Во втором часу вышел из дому, пошел в сад по липовой аллее, в конце которой, за воротами, светлело, белело небо. Земля суха и тверда, приятно идти, на земле лежат уже кое-где палевые листья. Солнце скрылось, потускневший сад был под синеватой тучей, заходившей с юга, — очень хорошо. За воротами серо-зеленые бугры кладбища (давно упраздненного), дальше открытое поле, желтое, покрытое где-то копнами, кое-где рядами. Удивительная бирюза между ними на севере, сладкий, еще совсем летний ветер дует с юга из-под тучи и еще по летнему доносится хлопанье перепела.

Четвертый час. Крупный ливень, град, — даже крыша от него дымилась как будто. К северу из-за тучи белая гора другой тучи и млеющий синий яхонт неба. В комнате с решетчатыми окнами сырая свежесть, запах дождя, мокрой крапивы, травы.
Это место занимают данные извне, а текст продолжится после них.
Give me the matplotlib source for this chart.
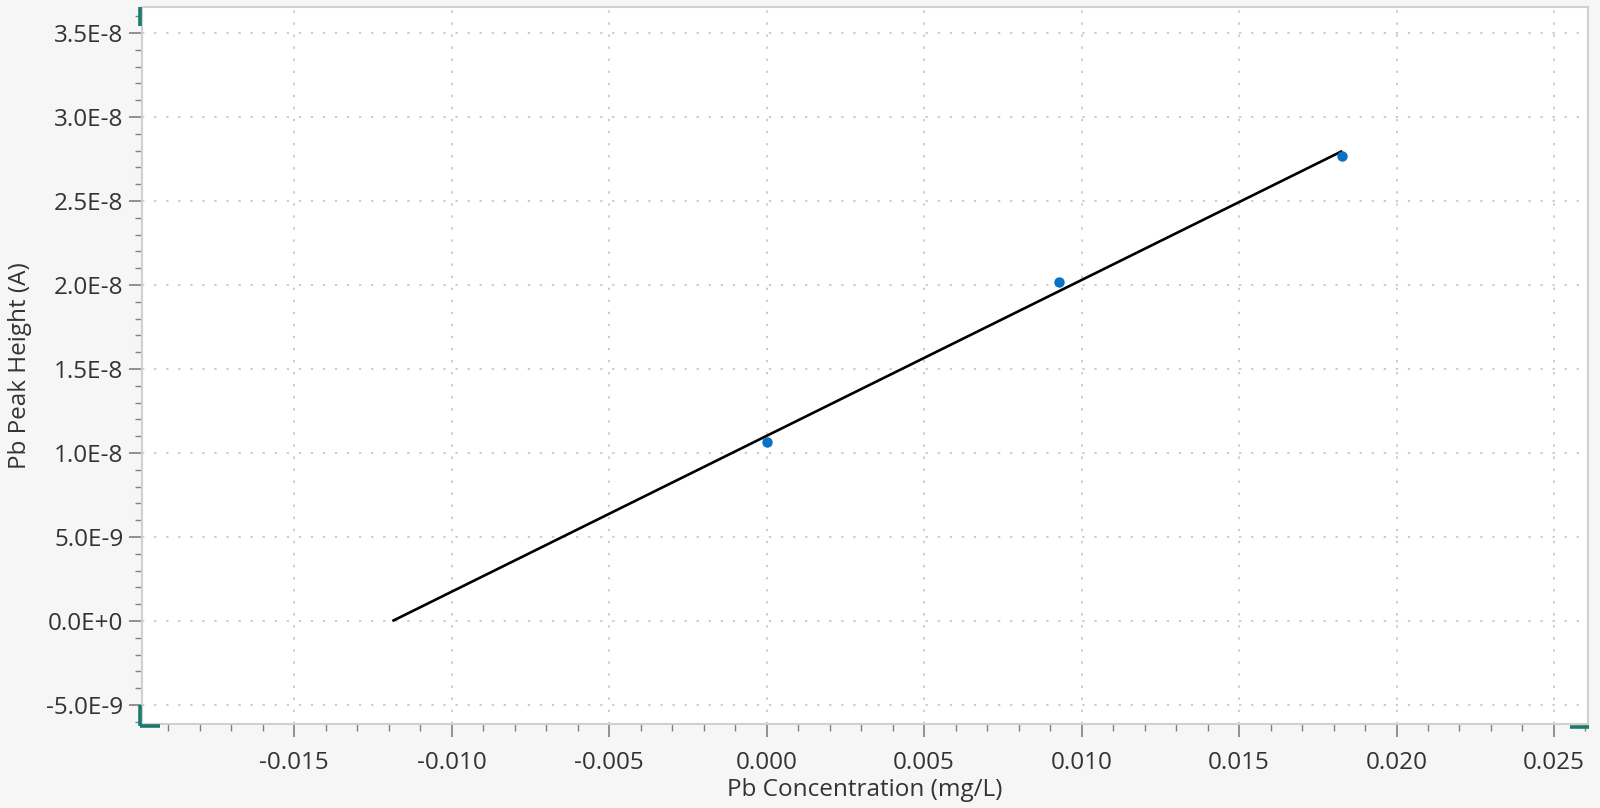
import matplotlib
matplotlib.use("Agg")
import matplotlib.pyplot as plt
from matplotlib.ticker import MultipleLocator, FuncFormatter
from matplotlib.lines import Line2D

# ---- data ----
conc = [0.0, 0.0093, 0.01828]                 # Pb Concentration (mg/L)
peak = [1.067e-8, 2.020e-8, 2.769e-8]         # Pb Peak Height (A)
fit_x = [-0.01188, 0.01828]                   # regression line extent
fit_slope = 9.277e-7
fit_intercept = 1.102e-8
fit_y = [fit_slope * x + fit_intercept for x in fit_x]

x_label = "Pb Concentration (mg/L)"
y_label = "Pb Peak Height (A)"

plt.rcParams['font.family'] = ['Open Sans', 'DejaVu Sans']

fig = plt.figure(figsize=(16, 8.08), dpi=100, facecolor='#f6f6f6')
ax = fig.add_axes([142/1600, 84/808, (1588-142)/1600, (724-7)/808])
ax.set_facecolor('white')

ax.plot(fit_x, fit_y, color='black', lw=1.9, zorder=3, solid_capstyle='butt')
ax.plot(conc, peak, 'o', color='#0a72c4', ms=7.5, mec='none', zorder=4)

ax.set_xlim(-0.01983, 0.02608)
ax.set_ylim(-6.13e-9, 3.655e-8)

ax.xaxis.set_major_locator(MultipleLocator(0.005))
ax.xaxis.set_minor_locator(MultipleLocator(0.001))
ax.yaxis.set_major_locator(MultipleLocator(5e-9))
ax.yaxis.set_minor_locator(MultipleLocator(1e-9))

def yfmt(v, pos):
    if abs(v) < 1e-15:
        return "0.0E+0"
    s = "%.1E" % v
    mant, exp = s.split("E")
    return "%sE%d" % (mant, int(exp))

ax.yaxis.set_major_formatter(FuncFormatter(yfmt))
ax.xaxis.set_major_formatter(FuncFormatter(lambda v, p: "%.3f" % (0.0 if abs(v) < 1e-12 else v)))

ax.grid(True, which='major', color='#cccccc', linestyle=(0, (1.2, 5)), linewidth=1.4)
ax.set_axisbelow(True)

for side in ['top', 'right', 'left', 'bottom']:
    ax.spines[side].set_color('#d0d0d0')
    ax.spines[side].set_linewidth(1.5)

fs = 17.5
ax.tick_params(which='major', length=9.4, width=1.2, color='#808080', labelsize=fs,
               labelcolor='#333333', pad=4)
ax.tick_params(which='minor', length=5, width=1.0, color='#808080')
ax.tick_params(axis='x', which='major', pad=10)

ax.set_xlabel(x_label, fontsize=fs, color='#333333', labelpad=2.5)
ax.set_ylabel(y_label, fontsize=fs, color='#333333', labelpad=10)

# teal corner markers
teal = '#1b7a6b'
def seg(x0, y0, x1, y1):
    fig.add_artist(Line2D([x0/1600, x1/1600], [1 - y0/808, 1 - y1/808],
                          color=teal, lw=2.6, solid_capstyle='butt'))
seg(139.5, 7, 139.5, 26)
seg(139.5, 705, 139.5, 726)
seg(139.5, 726, 160, 726)
seg(1570, 726.5, 1589, 726.5)

fig.savefig("out.png", dpi=100, facecolor=fig.get_facecolor())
Пять часов. Сад на низком фоне свинцово-синей тучи. Высовывался из окна под редкие капли дождя на эту сырую пахучую свежесть, в одной рубашке — необыкновенно приятно, но почему-то страшно напомнило детство, свежесть и радость первых дней жизни.

Все дождь — до заката. К закату стало на западе, под тучей, светиться. Сейчас шесть. В комнате от заката, сквозь ветки палисадника, пятно странного зелено-желтого света.

Опять прошел день. Как быстро и как опять бесплодно!

[На этой записи кончаются деревенские записи Бунина, находящиеся в архиве. Дневник его с записями от 2 августа 1917 года до мая 1918 попал каким-то образом в Сибирь и отрывки из него были опубликованы в «Новом мире», Москва (10/1965, стр. 213–221), но среди напечатанного нет записей после 21 ноября 1917 года.

25 июля 1917 года Бунин в письме Нилусу писал, между прочим, следующее:]

[…] Добрых и бодрых настроений твоих не разделяю. В будущем, конечно, лучше будет — и относительно, и безотносительно, но кто же вернет мне прежнее отношение к человеку? Отношение это стало гораздо хуже — и это уже непоправимо.